Tuesday, June 21, 2011

Delightful? Not So Much

Yesterday's post on a happy encounter with a young neighbor was already written and scheduled when we, along with the rest in the crowded pews, received the unexpected and rather traumatic news of the departure of a long-serving pastor.

Then I read Jonah's story from my daily portion yesterday and realized being swallowed by the big fish at the end of chapter 1 was the best thing that happened to Jonah that day. Normally, ending up in the belly of a fish would be bad news, yes? In Jonah's case, however, the fish rescued him from drowning (see his prayer in chapter 2) and provided a needed course correction, namely express delivery to God's chosen destination with none of those pesky weather delays or security lines.

Consequently, I'm pondering the dark side of delight, i.e., the other "D" word: discipline. (By "discipline" here, I do not mean punitive consequences for wrongdoing, but the more general parental training up of a child to maturity and in this case Christlikeness.)
Do not despise the LORD's instruction, my son,
and do not loathe His discipline;

for the LORD disciplines the one He loves,
just as a father, the son he delights in
(Proverbs 3:11-12, HCSB).
Like it or not (mostly not, to be honest), even the unpleasantness of life--the apparently unanswered prayers, the radical course corrections, the being allowed to face the consequences of our sin, the times God does in fact tell us to go weed the garden--equally signifies His love and delight in us. He only trains up and lays down the law, so to speak, for His own kids.

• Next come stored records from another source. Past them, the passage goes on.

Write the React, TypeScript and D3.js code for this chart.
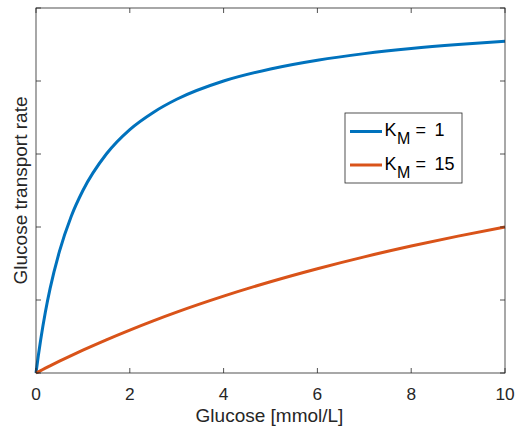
import React from "react";
import * as d3 from "d3";

const glucose = [0, 0.05, 0.1, 0.2, 0.3, 0.5, 0.75, 1, 1.5, 2, 2.5, 3, 4, 5, 6, 7, 8, 9, 10];
const rateKm1 = [0, 0.048, 0.091, 0.167, 0.231, 0.333, 0.429, 0.5, 0.6, 0.667, 0.714, 0.75, 0.8, 0.833, 0.857, 0.875, 0.889, 0.9, 0.909];
const rateKm15 = [0, 0.0033, 0.0066, 0.0132, 0.0196, 0.0323, 0.0476, 0.0625, 0.0909, 0.1176, 0.1429, 0.1667, 0.2105, 0.25, 0.2857, 0.3182, 0.3478, 0.375, 0.4];
const xTicks = [0, 2, 4, 6, 8, 10];
const yTicks = [0, 0.2, 0.4, 0.6, 0.8, 1];
const seriesNames = ["1", "15"];

const W = 516, H = 430;
const L = 36, R = 505, T = 8, B = 373;
const font = "'Liberation Sans', Arial, Helvetica, sans-serif";
const axisColor = "#262626";
const colors = ["#0072BD", "#D95319"];

export default function App() {
  const x = d3.scaleLinear().domain([0, 10]).range([L, R]);
  const y = d3.scaleLinear().domain([0, 1]).range([B, T]);
  const line = d3.line<number>().x((_, i) => x(glucose[i])).y((d) => y(d)).curve(d3.curveMonotoneX);
  const series = [rateKm1, rateKm15];
  return (
    <svg width={W} height={H} style={{ position: "absolute", left: 0, top: 0, background: "#fff" }} fontFamily={font}>
      <rect x={0} y={0} width={W} height={H} fill="#fff" />
      {series.map((s, i) => (
        <path key={i} d={line(s) || ""} fill="none" stroke={colors[i]} strokeWidth={3} />
      ))}
      <rect x={L} y={T} width={R - L} height={B - T} fill="none" stroke={axisColor} strokeWidth={0.8} />
      {xTicks.map((t) => (
        <g key={"x" + t}>
          <line x1={x(t)} x2={x(t)} y1={B} y2={B - 5} stroke={axisColor} strokeWidth={0.8} />
          <line x1={x(t)} x2={x(t)} y1={T} y2={T + 5} stroke={axisColor} strokeWidth={0.8} />
          <text x={x(t)} y={399.5} textAnchor="middle" fontSize={17.3} fill={axisColor}>{t}</text>
        </g>
      ))}
      {yTicks.map((t) => (
        <g key={"y" + t}>
          <line x1={L} x2={L + 5} y1={y(t)} y2={y(t)} stroke={axisColor} strokeWidth={0.8} />
          <line x1={R} x2={R - 5} y1={y(t)} y2={y(t)} stroke={axisColor} strokeWidth={0.8} />
        </g>
      ))}
      <text x={(L + R) / 2 - 1} y={422} textAnchor="middle" fontSize={19} fill={axisColor}>Glucose [mmol/L]</text>
      <text transform={`translate(27,${(T + B) / 2}) rotate(-90)`} textAnchor="middle" fontSize={19} fill={axisColor}>Glucose transport rate</text>
      <rect x={345} y={113} width={117} height={70} fill="#fff" stroke={axisColor} strokeWidth={0.8} />
      {seriesNames.map((n, i) => {
        const cy = 131.5 + i * 33.5;
        return (
          <g key={n}>
            <line x1={350} x2={382} y1={cy} y2={cy} stroke={colors[i]} strokeWidth={3} />
            <text y={cy + 4.5} fontSize={18} fill="#000">
              <tspan x={384.5}>K</tspan>
              <tspan x={397} fontSize={16} dy={8}>M</tspan>
              <tspan x={415.5} dy={-8}>=</tspan>
              <tspan x={434.5}>{n}</tspan>
            </text>
          </g>
        );
      })}
    </svg>
  );
}
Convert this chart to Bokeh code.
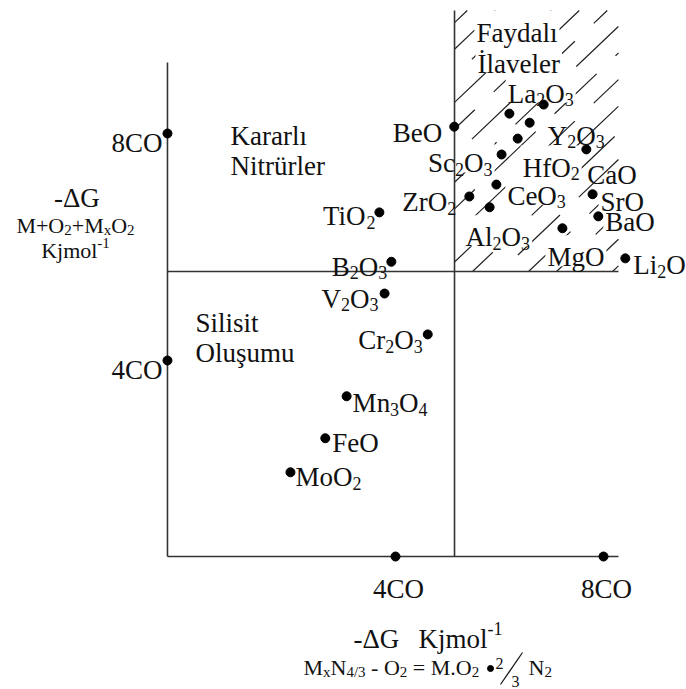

When those not-so-delightful seasons come, I can easily begin to view my Father as my enemy, to let the pain keep me from Him who could have prevented it. If I hold fast instead to His promise that even these "waves and billows" are marks of His love, that trust opens my hands and heart to begin to recognize His presence in the trials. He never forsakes His children; He has promised that (Deut. 31:6; Hebrews 13:5), but only trust has eyes to see the answer to the promise.

The currently popular song "Blessings" (from the album of the same name) puts that trust into words:
What if my greatest disappointments or the aching of this life
is a revealing of a greater thirst this world can’t satisfy?
The story behind the song lends even more authority. Only two years after the songwriter's wedding, her husband was hospitalized with a brain tumor. That was in 2006, and five years later they are still working through the consequences of that cancer and its treatment. In her own words,
“The song shows that we still have more questions than answers,” Laura confesses. “But there’s a decision that I find God is asking us to make: whether we are going to choose to interpret our circumstances based on what we hold to be true about God, or whether we’re going to judge what we hold to be true about God based on our circumstances.”
In the book George Müller of Bristol And His Witness to a Prayer-Hearing God, A.T. Pierson comments not on trials generally but specifically on the suffering of earnest prayers which seem unanswered:
God's real answers to prayer are often seeming denials. Beneath the outward request He hears the voice of inward desire, and He responds to the mind of the Spirit rather than to the imperfect and perhaps mistaken words in which the yearning seeks expression. Moreover, His infinite wisdom sees that a larger blessing may be ours only by the withholding of the lesser good which we seek; and so all true prayer trusts Him to give His own answer, not in our way or time, or even to our own expressed desire, but rather to His own unutterable groaning within us which He can interpret better than we.
Dear Crumble, if you are in the belly of the fish, in a time of affliction and prayers that seem to fall on deaf ears, if perhaps you read yesterday's post and felt like it wasn't meant for you, I pray that this "strengthen[s] your tired hands and weakened knees" just a little bit. I'm truly sorry that you are not feeling delight in God's delight in you, but yesterday's words are no less true. If you are a child of God through Christ,
Your Father delights in you.
May He open your hands and heart, and mine also, to receive His delight by faith when we don't feel it in experience.